The mistake that people sometimes make is that they think that a couple needs to be romantic. Obviously, there are lots of love stories with a romantic pairing at the center, but there’s a deeper definition that’s more useful if you’re trying to figure out how stories work.
A couple is two people that you want to see on stage at the same time, because they have chemistry together. A scene with both of them is funnier, or more exciting, or more romantic, or more interesting, or the plot moves faster. It doesn’t matter exactly why that pairing makes the scene better, as long as the structure of the story bends around putting them together.
Sulley and Mike from Monsters, Inc. are a couple. Bertie and Jeeves are a couple. Holmes and Watson, Starsky and Hutch, Laverne and Shirley, the Doctor and Amy Pond, basically any two characters who are best known as “X and Y”.

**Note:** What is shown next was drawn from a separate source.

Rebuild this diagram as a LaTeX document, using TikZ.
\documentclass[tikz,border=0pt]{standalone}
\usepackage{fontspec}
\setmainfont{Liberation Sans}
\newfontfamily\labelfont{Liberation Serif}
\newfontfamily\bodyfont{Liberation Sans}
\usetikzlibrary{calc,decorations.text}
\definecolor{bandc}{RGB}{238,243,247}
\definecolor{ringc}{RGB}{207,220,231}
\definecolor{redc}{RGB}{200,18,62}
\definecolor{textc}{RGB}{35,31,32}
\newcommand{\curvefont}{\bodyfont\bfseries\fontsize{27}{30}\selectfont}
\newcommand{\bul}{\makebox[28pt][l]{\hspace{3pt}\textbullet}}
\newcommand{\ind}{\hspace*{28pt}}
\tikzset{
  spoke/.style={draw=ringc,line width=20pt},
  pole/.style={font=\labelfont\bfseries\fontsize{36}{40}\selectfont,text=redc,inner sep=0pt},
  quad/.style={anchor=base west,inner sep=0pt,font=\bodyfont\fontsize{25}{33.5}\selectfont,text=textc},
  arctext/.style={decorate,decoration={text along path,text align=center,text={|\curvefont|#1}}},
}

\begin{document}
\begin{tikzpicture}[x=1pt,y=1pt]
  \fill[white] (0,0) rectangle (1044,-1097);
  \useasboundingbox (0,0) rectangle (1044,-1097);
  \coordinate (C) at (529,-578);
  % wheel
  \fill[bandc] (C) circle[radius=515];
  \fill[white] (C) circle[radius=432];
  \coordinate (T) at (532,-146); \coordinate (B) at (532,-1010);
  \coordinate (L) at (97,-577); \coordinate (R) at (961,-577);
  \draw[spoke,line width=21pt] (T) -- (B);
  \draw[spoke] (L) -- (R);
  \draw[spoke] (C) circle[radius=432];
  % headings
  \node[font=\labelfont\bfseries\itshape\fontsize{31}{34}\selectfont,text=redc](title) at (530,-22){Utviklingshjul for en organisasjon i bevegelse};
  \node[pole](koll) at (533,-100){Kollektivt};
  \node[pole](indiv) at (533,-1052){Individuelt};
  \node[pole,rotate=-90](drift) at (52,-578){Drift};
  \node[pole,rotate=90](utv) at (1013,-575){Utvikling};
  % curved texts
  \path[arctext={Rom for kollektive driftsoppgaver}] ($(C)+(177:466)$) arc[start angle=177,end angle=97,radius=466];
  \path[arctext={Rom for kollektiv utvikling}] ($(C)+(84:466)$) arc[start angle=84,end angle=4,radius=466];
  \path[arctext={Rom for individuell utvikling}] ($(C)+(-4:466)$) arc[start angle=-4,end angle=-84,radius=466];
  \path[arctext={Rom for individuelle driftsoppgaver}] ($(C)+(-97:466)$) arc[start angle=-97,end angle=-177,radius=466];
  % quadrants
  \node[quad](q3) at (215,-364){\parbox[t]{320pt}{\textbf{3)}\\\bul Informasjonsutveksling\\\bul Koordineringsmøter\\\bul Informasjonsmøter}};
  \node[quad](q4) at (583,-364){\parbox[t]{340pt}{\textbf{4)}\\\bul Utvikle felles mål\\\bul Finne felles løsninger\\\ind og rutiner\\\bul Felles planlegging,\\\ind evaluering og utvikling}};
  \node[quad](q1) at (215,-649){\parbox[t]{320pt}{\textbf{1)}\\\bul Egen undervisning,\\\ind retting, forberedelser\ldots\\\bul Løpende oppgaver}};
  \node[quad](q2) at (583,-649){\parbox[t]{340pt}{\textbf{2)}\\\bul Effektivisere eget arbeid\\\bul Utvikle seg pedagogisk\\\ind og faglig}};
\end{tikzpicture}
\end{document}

In fact, sometimes giving one member a love interest can be a distraction. Buzz Lightyear has a romantic subplot with Jessie in Toy Story 3, but the main story beats are Woody/Buzz, because a Woody/Buzz scene is more interesting than a Buzz/Jessie scene. (Except for the Spanish dancing scene, obviously, but that’s an outlier.)
This is why a “will they/won’t they” relationship can be so compelling — Elizabeth and Mr. Darcy, Sam and Diane, Jim and Pam, Clark and Lois, Kermit and Miss Piggy. It’s an evergreen structure, because it’s fun watching those characters interact, whether they happen to be officially “together” or not.

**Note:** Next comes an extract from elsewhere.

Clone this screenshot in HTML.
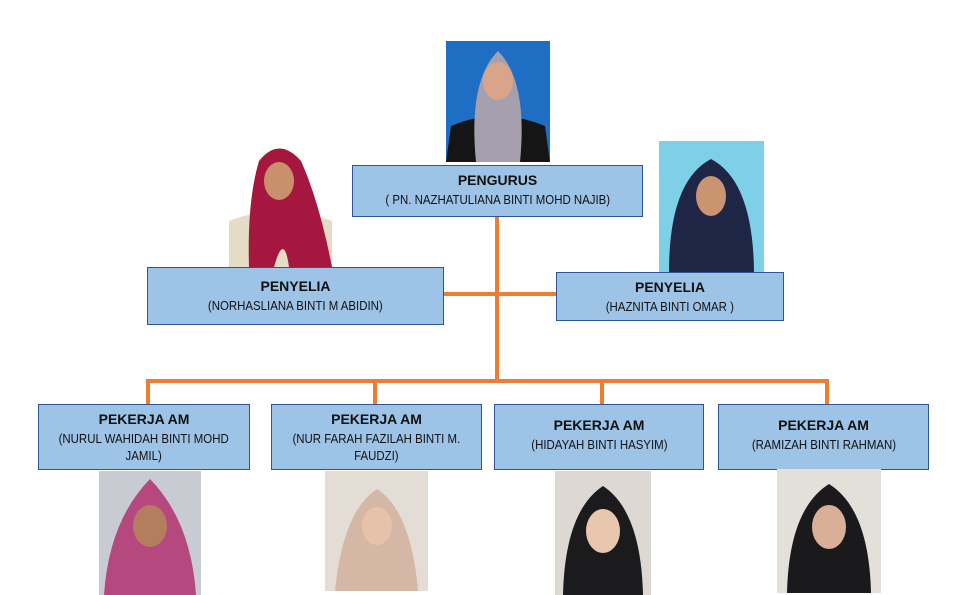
<!DOCTYPE html>
<html><head><style>
body{margin:0;width:963px;height:595px;background:#fff;position:relative;overflow:hidden;font-family:"Liberation Sans",sans-serif}
.b{position:absolute;background:#9DC3E6;border:1.5px solid #2F5597;box-sizing:border-box;text-align:center;color:#111}
.b .t{font-weight:bold;font-size:14px;margin-top:6px}
.b .n{font-size:13px;margin-top:5px;line-height:17px;display:inline-block;transform:scaleX(0.88);white-space:nowrap}
.l{position:absolute;background:#ED7D31}
svg.p{position:absolute}
</style></head><body>
<div class="l" style="left:495px;top:217px;width:4px;height:166px"></div>
<div class="l" style="left:443px;top:292px;width:113px;height:4px"></div>
<div class="l" style="left:146px;top:379px;width:683px;height:4px"></div>
<div class="l" style="left:146px;top:379px;width:4px;height:25px"></div>
<div class="l" style="left:373px;top:379px;width:4px;height:25px"></div>
<div class="l" style="left:600px;top:379px;width:4px;height:25px"></div>
<div class="l" style="left:825px;top:379px;width:4px;height:25px"></div>

<div class="b" style="left:352px;top:165px;width:291px;height:52px"><div class="t">PENGURUS</div><div class="n" style="margin-top:3px">( PN. NAZHATULIANA BINTI MOHD NAJIB)</div></div>
<div class="b" style="left:147px;top:267px;width:297px;height:58px"><div class="t" style="margin-top:10px">PENYELIA</div><div class="n" style="margin-top:3px">(NORHASLIANA BINTI M ABIDIN)</div></div>
<div class="b" style="left:556px;top:272px;width:228px;height:49px"><div class="t">PENYELIA</div><div class="n" style="margin-top:3px">(HAZNITA BINTI OMAR )</div></div>
<div class="b" style="left:38px;top:404px;width:212px;height:66px"><div class="t">PEKERJA AM</div><div class="n" style="margin-top:3px">(NURUL WAHIDAH BINTI MOHD<br>JAMIL)</div></div>
<div class="b" style="left:271px;top:404px;width:211px;height:66px"><div class="t">PEKERJA AM</div><div class="n" style="margin-top:3px">(NUR FARAH FAZILAH BINTI M.<br>FAUDZI)</div></div>
<div class="b" style="left:494px;top:404px;width:210px;height:66px"><div class="t" style="margin-top:12px">PEKERJA AM</div><div class="n" style="margin-top:3px">(HIDAYAH BINTI HASYIM)</div></div>
<div class="b" style="left:718px;top:404px;width:211px;height:66px"><div class="t" style="margin-top:12px">PEKERJA AM</div><div class="n" style="margin-top:3px">(RAMIZAH BINTI RAHMAN)</div></div>

<svg class="p" style="left:446px;top:41px" width="104" height="121"><rect width="104" height="121" fill="#1E6FC4"/><path d="M0 121 L5 85 Q52 65 99 85 L104 121Z" fill="#151515"/><path d="M30 121 Q22 40 52 10 Q82 40 74 121Z" fill="#A59FAE"/><ellipse cx="52" cy="40" rx="15" ry="19" fill="#D9A58A"/></svg>
<svg class="p" style="left:229px;top:141px" width="103" height="126"><rect width="103" height="126" fill="#fff"/><path d="M0 126 L0 80 Q50 60 103 80 L103 126Z" fill="#E4DCC4"/><path d="M20 126 Q18 60 30 20 Q50 -5 72 20 Q90 60 103 126 L60 126 Q55 90 45 126Z" fill="#A5173E"/><ellipse cx="50" cy="40" rx="15" ry="19" fill="#C8906C"/></svg>
<svg class="p" style="left:659px;top:141px" width="105" height="131"><rect width="105" height="131" fill="#7ECFE8"/><path d="M10 131 Q10 40 52 18 Q94 40 95 131Z" fill="#1F2545"/><ellipse cx="52" cy="55" rx="15" ry="20" fill="#C9946F"/></svg>
<svg class="p" style="left:99px;top:471px" width="102" height="124"><rect width="102" height="124" fill="#C8CCD2"/><path d="M5 124 Q10 50 51 8 Q92 50 97 124Z" fill="#B5487E"/><ellipse cx="51" cy="55" rx="17" ry="21" fill="#B47E5E"/></svg>
<svg class="p" style="left:325px;top:471px" width="103" height="120"><rect width="103" height="120" fill="#E4DDD6"/><path d="M10 120 Q18 40 52 18 Q86 40 93 120Z" fill="#D4B7A4"/><ellipse cx="52" cy="55" rx="15" ry="19" fill="#E6C2AA"/></svg>
<svg class="p" style="left:555px;top:471px" width="96" height="124"><rect width="96" height="124" fill="#DDD9D2"/><path d="M8 124 Q10 40 48 15 Q86 40 88 124Z" fill="#1B1B1D"/><ellipse cx="48" cy="60" rx="17" ry="22" fill="#E9C7AE"/></svg>
<svg class="p" style="left:777px;top:469px" width="104" height="124"><rect width="104" height="124" fill="#E3E0DA"/><path d="M10 124 Q12 40 52 15 Q92 40 94 124Z" fill="#1A1A1D"/><ellipse cx="52" cy="58" rx="17" ry="22" fill="#D9AF98"/></svg>
</body></html>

If the couple doesn’t appear on screen together very much — because they’re separated, let’s say, and they’re trying to find their way back to each other — then they don’t really count as a couple. In the lit crit biz, we call that a “Princess Peach” — a kiss at the end of a story that wasn’t really about the kiss after all. You can always tell what the important relationships in a story are, even if the characters pretend otherwise. The important characters are the ones they point the camera at.
This goes double for Dark Shadows, because it’s a soap opera that’s not really about romance most of the time. They don’t have time for the common soap tropes like weddings and babies — instead, they use ideas and plot structures borrowed from a mix of genres, including gothic romance, monster movie, film noir, door-slamming farce, avant-garde black box theater and the Doors’ appearance on The Ed Sullivan Show.

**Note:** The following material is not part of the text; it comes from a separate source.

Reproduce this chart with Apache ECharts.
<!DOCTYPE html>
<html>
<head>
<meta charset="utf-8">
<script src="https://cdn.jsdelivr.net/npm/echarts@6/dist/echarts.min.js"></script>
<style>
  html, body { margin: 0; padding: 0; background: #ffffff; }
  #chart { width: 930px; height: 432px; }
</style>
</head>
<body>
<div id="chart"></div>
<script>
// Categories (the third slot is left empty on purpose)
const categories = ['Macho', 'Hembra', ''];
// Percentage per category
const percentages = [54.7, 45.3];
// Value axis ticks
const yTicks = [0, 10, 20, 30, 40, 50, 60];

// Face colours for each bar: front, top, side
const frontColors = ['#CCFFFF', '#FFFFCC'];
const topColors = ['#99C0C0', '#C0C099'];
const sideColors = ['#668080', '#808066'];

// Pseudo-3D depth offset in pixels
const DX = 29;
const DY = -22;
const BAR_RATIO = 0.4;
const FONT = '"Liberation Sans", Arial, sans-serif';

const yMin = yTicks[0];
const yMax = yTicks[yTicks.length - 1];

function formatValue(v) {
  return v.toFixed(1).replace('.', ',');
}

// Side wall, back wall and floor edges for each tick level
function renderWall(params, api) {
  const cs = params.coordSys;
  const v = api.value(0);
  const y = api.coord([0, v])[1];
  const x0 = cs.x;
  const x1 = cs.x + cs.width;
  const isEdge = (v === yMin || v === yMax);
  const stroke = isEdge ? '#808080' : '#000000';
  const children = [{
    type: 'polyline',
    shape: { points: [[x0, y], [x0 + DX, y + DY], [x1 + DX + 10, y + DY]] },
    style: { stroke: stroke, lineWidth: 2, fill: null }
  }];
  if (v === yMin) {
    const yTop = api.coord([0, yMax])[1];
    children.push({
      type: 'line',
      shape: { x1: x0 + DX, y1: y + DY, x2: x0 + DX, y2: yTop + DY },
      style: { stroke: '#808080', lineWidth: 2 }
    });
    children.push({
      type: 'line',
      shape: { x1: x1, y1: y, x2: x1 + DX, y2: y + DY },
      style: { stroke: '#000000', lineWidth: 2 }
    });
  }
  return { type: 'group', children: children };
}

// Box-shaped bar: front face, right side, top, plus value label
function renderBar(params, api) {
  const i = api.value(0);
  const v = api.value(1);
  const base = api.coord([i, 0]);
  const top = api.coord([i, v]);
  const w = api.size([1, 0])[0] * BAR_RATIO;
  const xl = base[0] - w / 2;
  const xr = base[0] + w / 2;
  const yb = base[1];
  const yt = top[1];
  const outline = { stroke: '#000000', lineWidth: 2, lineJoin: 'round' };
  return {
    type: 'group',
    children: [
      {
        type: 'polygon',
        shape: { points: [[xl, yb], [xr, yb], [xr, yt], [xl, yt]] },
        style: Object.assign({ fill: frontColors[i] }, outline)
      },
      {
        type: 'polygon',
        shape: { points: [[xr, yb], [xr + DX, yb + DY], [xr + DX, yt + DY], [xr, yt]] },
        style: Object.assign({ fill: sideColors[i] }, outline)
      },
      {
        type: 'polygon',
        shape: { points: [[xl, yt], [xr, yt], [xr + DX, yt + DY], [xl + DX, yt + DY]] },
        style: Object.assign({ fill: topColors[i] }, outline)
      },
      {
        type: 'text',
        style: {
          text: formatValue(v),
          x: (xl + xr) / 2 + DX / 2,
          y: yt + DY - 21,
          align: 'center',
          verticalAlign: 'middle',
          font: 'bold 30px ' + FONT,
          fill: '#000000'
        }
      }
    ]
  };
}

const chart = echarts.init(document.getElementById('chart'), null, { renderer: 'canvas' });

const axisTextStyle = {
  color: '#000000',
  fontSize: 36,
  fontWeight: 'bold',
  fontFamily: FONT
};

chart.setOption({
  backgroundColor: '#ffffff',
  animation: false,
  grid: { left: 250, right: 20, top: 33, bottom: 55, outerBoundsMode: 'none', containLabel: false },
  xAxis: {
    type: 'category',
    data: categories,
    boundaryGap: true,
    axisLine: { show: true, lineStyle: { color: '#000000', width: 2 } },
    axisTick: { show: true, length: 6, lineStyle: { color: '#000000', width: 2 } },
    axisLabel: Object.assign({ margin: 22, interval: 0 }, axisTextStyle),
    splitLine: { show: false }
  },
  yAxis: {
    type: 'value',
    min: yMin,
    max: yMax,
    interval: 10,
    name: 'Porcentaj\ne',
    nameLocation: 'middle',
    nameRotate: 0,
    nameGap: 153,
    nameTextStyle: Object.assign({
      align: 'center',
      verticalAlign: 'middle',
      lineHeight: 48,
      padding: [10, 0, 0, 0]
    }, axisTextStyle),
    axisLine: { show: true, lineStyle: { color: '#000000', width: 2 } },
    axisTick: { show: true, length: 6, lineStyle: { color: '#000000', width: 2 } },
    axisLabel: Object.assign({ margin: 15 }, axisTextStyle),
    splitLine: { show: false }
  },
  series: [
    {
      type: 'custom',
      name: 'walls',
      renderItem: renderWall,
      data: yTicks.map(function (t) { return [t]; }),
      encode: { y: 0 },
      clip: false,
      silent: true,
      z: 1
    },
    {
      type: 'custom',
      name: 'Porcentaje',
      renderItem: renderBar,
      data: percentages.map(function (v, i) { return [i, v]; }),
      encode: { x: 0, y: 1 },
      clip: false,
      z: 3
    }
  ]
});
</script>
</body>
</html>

So the idea of a romantic couple on Dark Shadows is almost irrelevant. The couple that everybody talks about on the show is Barnabas and Josette, but they hardly appear together, even during that brief window when Josette is alive. Most of the action in 1795 centers around Barnabas and Angelique; Josette’s love is just the MacGuffin that they play for.
But the most important relationship in Dark Shadows is Barnabas and Julia, who are paired together because they’re just fascinating to look at. Their chemistry is so powerful that it even works when Julia puts on brown makeup, and pretends to be somebody else.